Directions for this task | Quote word for word the lines below, beginning with the first and ending with the one that has "(right-from) -- (right-to);". Drop the pictures.

--- begin Supplied material ---

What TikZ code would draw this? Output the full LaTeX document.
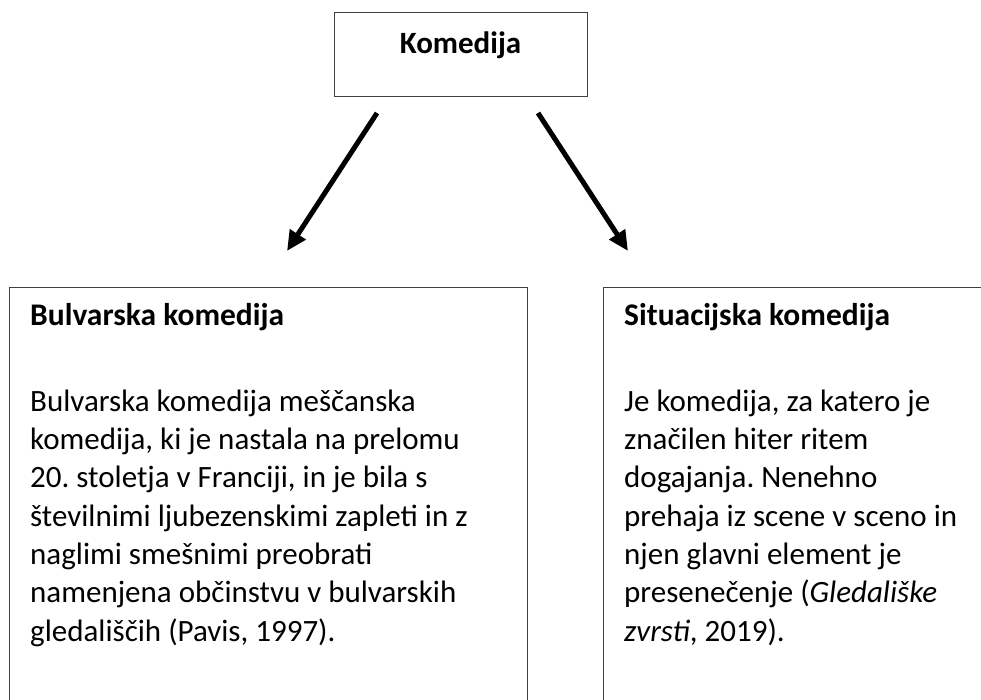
\documentclass[tikz,border=0pt]{standalone}
\usepackage{fontspec}
\setmainfont{Carlito}
\usetikzlibrary{positioning,arrows.meta}

\begin{document}
\begin{tikzpicture}[x=1pt, y=-1pt,
  every node/.style={font=\fontsize{31}{38.3}\selectfont\frenchspacing, inner sep=0pt},
  box/.style={draw=black!75, line width=1.2pt, anchor=north west},
  boxtitle/.style={font=\fontsize{31.5}{38.3}\selectfont\bfseries, anchor=base west},
  boxtext/.style={align=left, anchor=base west},
  link/.style={line width=5pt, -{Triangle[length=20pt, width=18pt]}}
]
  \clip (0,0) rectangle (981,699);

  % --- Top box ---
  \node[box, minimum width=253pt, minimum height=84pt] (komedija) at (334,12) {};
  \node[font=\fontsize{31}{38.3}\selectfont\bfseries, anchor=base] (komedija-title) at (460.5,53) {Komedija};

  % --- Lower boxes (run past the page edge) ---
  \node[box, minimum width=518pt, minimum height=440pt] (bulvarska) at (9,287) {};
  \node[box, minimum width=400pt, minimum height=440pt] (situacijska) at (603,287) {};

  % --- Texts in the lower boxes (base = last line) ---
  \node[boxtitle] (bulvarska-title) at (30,325) {Bulvarska komedija};
  \node[boxtext] (bulvarska-text) at (30,641)
    {Bulvarska komedija meščanska\\
     komedija, ki je nastala na prelomu\\
     20. stoletja v Franciji, in je bila s\\
     številnimi ljubezenskimi zapleti in z\\
     naglimi smešnimi preobrati\\
     namenjena občinstvu v bulvarskih\\
     gledališčih (Pavis, 1997).};

  \node[boxtitle] (situacijska-title) at (624,325) {Situacijska komedija};
  \node[boxtext] (situacijska-text) at (624,641)
    {Je komedija, za katero je\\
     značilen hiter ritem\\
     dogajanja. Nenehno\\
     prehaja iz scene v sceno in\\
     njen glavni element je\\
     presenečenje (\textit{Gledališke}\\
     \textit{zvrsti}, 2019).};

  % --- Arrows ---
  \coordinate (left-from)  at (377,113);
  \coordinate (left-to)    at (287,251);
  \coordinate (right-from) at (538,113);
  \coordinate (right-to)   at (628,251);
  \draw[link] (left-from) -- (left-to);
  \draw[link] (right-from) -- (right-to);

\end{tikzpicture}
\end{document}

--- end Supplied material ---

Response to the task |
What TikZ code would draw this? Output the full LaTeX document.
\documentclass[tikz,border=0pt]{standalone}
\usepackage{fontspec}
\setmainfont{Carlito}
\usetikzlibrary{positioning,arrows.meta}

\begin{document}
\begin{tikzpicture}[x=1pt, y=-1pt,
  every node/.style={font=\fontsize{31}{38.3}\selectfont\frenchspacing, inner sep=0pt},
  box/.style={draw=black!75, line width=1.2pt, anchor=north west},
  boxtitle/.style={font=\fontsize{31.5}{38.3}\selectfont\bfseries, anchor=base west},
  boxtext/.style={align=left, anchor=base west},
  link/.style={line width=5pt, -{Triangle[length=20pt, width=18pt]}}
]
  \clip (0,0) rectangle (981,699);

  % --- Top box ---
  \node[box, minimum width=253pt, minimum height=84pt] (komedija) at (334,12) {};
  \node[font=\fontsize{31}{38.3}\selectfont\bfseries, anchor=base] (komedija-title) at (460.5,53) {Komedija};

  % --- Lower boxes (run past the page edge) ---
  \node[box, minimum width=518pt, minimum height=440pt] (bulvarska) at (9,287) {};
  \node[box, minimum width=400pt, minimum height=440pt] (situacijska) at (603,287) {};

  % --- Texts in the lower boxes (base = last line) ---
  \node[boxtitle] (bulvarska-title) at (30,325) {Bulvarska komedija};
  \node[boxtext] (bulvarska-text) at (30,641)
    {Bulvarska komedija meščanska\\
     komedija, ki je nastala na prelomu\\
     20. stoletja v Franciji, in je bila s\\
     številnimi ljubezenskimi zapleti in z\\
     naglimi smešnimi preobrati\\
     namenjena občinstvu v bulvarskih\\
     gledališčih (Pavis, 1997).};

  \node[boxtitle] (situacijska-title) at (624,325) {Situacijska komedija};
  \node[boxtext] (situacijska-text) at (624,641)
    {Je komedija, za katero je\\
     značilen hiter ritem\\
     dogajanja. Nenehno\\
     prehaja iz scene v sceno in\\
     njen glavni element je\\
     presenečenje (\textit{Gledališke}\\
     \textit{zvrsti}, 2019).};

  % --- Arrows ---
  \coordinate (left-from)  at (377,113);
  \coordinate (left-to)    at (287,251);
  \coordinate (right-from) at (538,113);
  \coordinate (right-to)   at (628,251);
  \draw[link] (left-from) -- (left-to);
  \draw[link] (right-from) -- (right-to);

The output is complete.